The $51 million, 2.2-mile track was plagued by funding controversy and construction delays, which in turn hurt businesses along the torn-up route. Snow pushed back its opening last November. When it finally did open, its first official run was marred by random gunfire. It has hit parked cars, and one vehicle has hit a trolley car.
And now the umpteenth shoe to drop: Half a year in, it’s making less money — far less — than originally projected. As the Post-Dispatch’s Mark Schlinkmann reports, new statistics show that since the trolley’s Nov. 16 opening, it has sold just 11,364 tickets, with farebox revenue of $22,283.
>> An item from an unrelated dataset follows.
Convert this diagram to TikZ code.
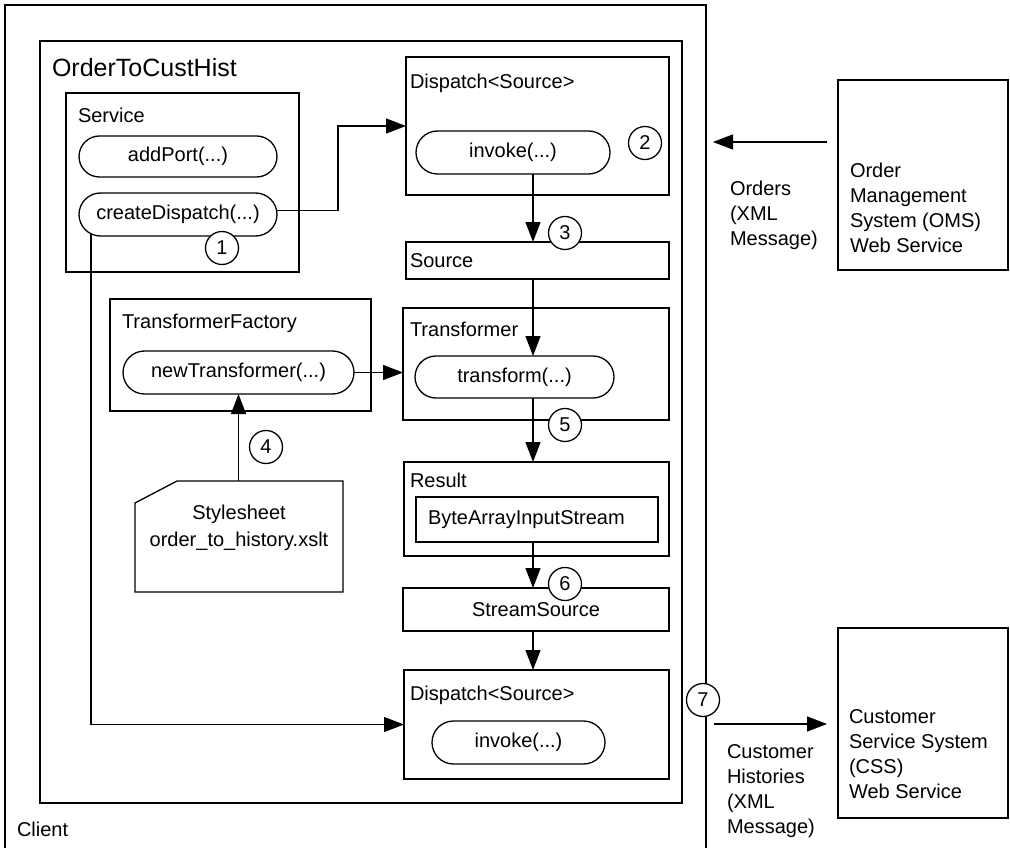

How bad is that? Trolley officials in 2017 projected annual fare revenue of more than $394,000, a monthly average of about $32,000; the actual monthly average so far is about $3,100. Far fewer people have ridden, in total, since November than were once projected to ride every month.
Trolley officials say the difference is that those earlier projections were based on a planned seven-day-a-week schedule with three cars, and they’re only running four days a week with two cars because one is still being safety-tested. They say they need that third car before they can run seven days. That doesn’t make much sense on its face: Isn’t it better to make the service available as often as possible, even with fewer than the optimum number of cars?
And speaking of that third car: It was delivered in January — almost six months ago — but it can’t be put into service until it passes all its safety testing. This isn’t NASA; what kind of safety testing takes six months? There may be simple answers to these questions, but they certainly haven’t been conveyed to the riding public, nor to the taxpayers who have largely funded this nostalgic but expensive outing.
The idea has always been for the trolley to eventually be largely self-supporting. At the moment, it isn’t headed even remotely in that direction. The public needs to know why, and what’s going to be done to change that.